Environnement anxiogène
La Roumanie sans avenir de Mungiu n’est pas simplement exprimée, elle est incarnée dans un état de de tension et d’urgence sociale qui raconte, de manière latente, la nécessité pour Romeo de voir sa fille quitter le pays. La première scène est à ce titre exemplaire : une pierre balancée au travers d’une vitre ouvre un long plan-séquence de Romeo poursuivant un mystérieux agresseur, franchissant une voie ferrée après le passage bruyant et lourd d’un train. L’agressivité de l’environnement est rappelé par le grondement du moteur des voitures, l’étrangeté de retrouver les essuies glace de la voiture relevés au matin, le sursaut créé par la traversée soudaine d’un chien, jusqu’à la vitre de la caméra brisée d’un nouveau jet de pierre. Surtout, la violence sociale est à la base de l’engrenage puisque c’est l’agression d’Eliza qui déclenche la crainte de voir son avenir compromis. Les plans séquences du réalisateur étirent le temps des dialogues, les silences et placent les personnages dans de longs faces à faces qui évoquent des tractations de négociants. La mise en scène, centrée sur le personnage de Romeo, accompagne enfin les élucubrations du père en retranscrivant sa peur, ses doutes, ses angoisses, dans sa perception du monde : de troublantes scènes viennent conforter le potentiel paranoïaque du film, en particulier lorsque le fils de la nouvelle compagne de Romeo s’approche de lui affublé d’un masque de loup et le regarde fixement en refusant de lui adresser la parole.

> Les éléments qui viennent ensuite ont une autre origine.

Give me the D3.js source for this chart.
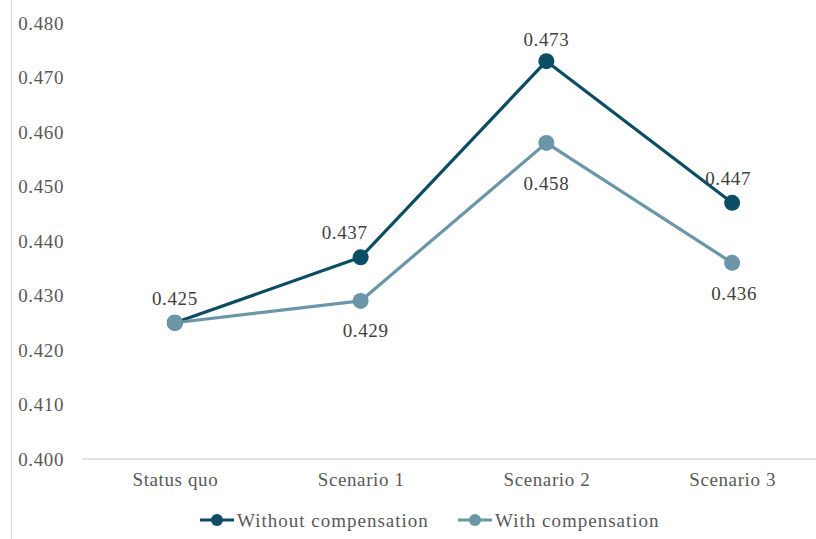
<!DOCTYPE html>
<html>
<head>
<meta charset="utf-8">
<script src="https://cdn.jsdelivr.net/npm/d3@7/dist/d3.min.js"></script>
<style>
  html, body { margin: 0; padding: 0; background: #fff; }
  svg { display: block; }
  text { font-family: "Liberation Serif", "DejaVu Serif", serif; letter-spacing: 0.6px; }
</style>
</head>
<body>
<svg id="chart" width="816" height="539"></svg>
<script>
// Chart data
const categories = ["Status quo", "Scenario 1", "Scenario 2", "Scenario 3"];
const withoutComp = [0.425, 0.437, 0.473, 0.447];
const withComp = [0.425, 0.429, 0.458, 0.436];
const seriesNames = ["Without compensation", "With compensation"];
const yTicks = [0.400, 0.410, 0.420, 0.430, 0.440, 0.450, 0.460, 0.470, 0.480];

const colors = ["#0b4d63", "#6a96a8"];

const W = 816, H = 539;
const svg = d3.select("#chart");

const x = d3.scalePoint().domain(categories).range([82, 825]).padding(0.5);
const y = d3.scaleLinear().domain([0.400, 0.480]).range([459, 23]);

// left border line
svg.append("line")
  .attr("x1", 11.5).attr("x2", 11.5).attr("y1", 0).attr("y2", H)
  .attr("stroke", "#d9d9d9").attr("stroke-width", 1);

// y axis labels
const yAxis = d3.axisLeft(y).tickValues(yTicks).tickFormat(d3.format(".3f")).tickSize(0).tickPadding(0);
const gy = svg.append("g").attr("transform", "translate(64,0)").call(yAxis);
gy.select(".domain").remove();
gy.selectAll("text").attr("fill", "#595959").style("font-size", "19px")
  .style("font-family", "'Liberation Serif', serif");

// category axis with baseline
const xAxis = d3.axisBottom(x).tickSize(0).tickPadding(14);
const gx = svg.append("g").attr("transform", `translate(0,${y(0.400)})`).call(xAxis);
gx.select(".domain").attr("stroke", "#d9d9d9").attr("stroke-width", 1.3).attr("d", "M82,0H816");
gx.selectAll("text").attr("fill", "#595959").style("font-size", "19px")
  .style("font-family", "'Liberation Serif', serif");

const line = d3.line().x((d, i) => x(categories[i])).y(d => y(d));
const series = [withoutComp, withComp];

// lines first, then markers, light series drawn last
[0, 1].forEach(s => {
  svg.append("path").datum(series[s])
    .attr("d", line).attr("fill", "none")
    .attr("stroke", colors[s]).attr("stroke-width", 3.2)
    .attr("stroke-linejoin", "round");
});
[0, 1].forEach(s => {
  svg.selectAll(null).data(series[s]).enter().append("circle")
    .attr("cx", (d, i) => x(categories[i])).attr("cy", d => y(d))
    .attr("r", 8).attr("fill", colors[s]);
});

// data labels: dark series above, light series below
const labelOffsets = [
  [[0, -24], [-16, -25], [0, -22], [-4, -24]],
  [null, [5, 30], [0, 41], [2, 31]]
];
[0, 1].forEach(s => {
  series[s].forEach((v, i) => {
    const off = labelOffsets[s][i];
    if (!off) return;
    svg.append("text")
      .attr("x", x(categories[i]) + off[0])
      .attr("y", y(v) + off[1])
      .attr("text-anchor", "middle")
      .attr("dominant-baseline", "central")
      .attr("fill", "#404040")
      .style("font-size", "19px")
      .text(d3.format(".3f")(v));
  });
});

// legend
const legendItems = [
  { x: 200, name: seriesNames[0], c: colors[0] },
  { x: 458, name: seriesNames[1], c: colors[1] }
];
const ly = 520;
legendItems.forEach(it => {
  svg.append("line").attr("x1", it.x).attr("x2", it.x + 34)
    .attr("y1", ly).attr("y2", ly).attr("stroke", it.c).attr("stroke-width", 3.2);
  svg.append("circle").attr("cx", it.x + 17).attr("cy", ly).attr("r", 6).attr("fill", it.c);
  svg.append("text").attr("x", it.x + 37).attr("y", ly)
    .attr("dominant-baseline", "central").attr("fill", "#595959")
    .style("font-size", "19px").style("letter-spacing", "1px").text(it.name);
});
</script>
</body>
</html>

Entre Baccalauréat, La Fille inconnue (les frères Dardenne) et Le Client (Asghar Farhadi), l’axe du polar social était de mise chez les cinéastes cannois cette année, comme si la tension vibrante du drame parapolicier permettait de mieux développer le discours critique sur l’état d’une société. Au-delà des tabous culturels qui structurent Le Client et du poids du mensonge social de La Fille inconnue, le cinéma de Mungiu a la capacité de nouer ensemble responsabilité collective et individuelle, et de faire vivre le conflit moral dans une situation complexe. Le dernier plan du film est exemplaire de subtilité : ouvrant la porte à une potentiel réconciliation père-fille, il incarne surtout les espoirs et paradoxes d’une société dans les sourires ambigus d’une photo de classe crispée de fin d’année.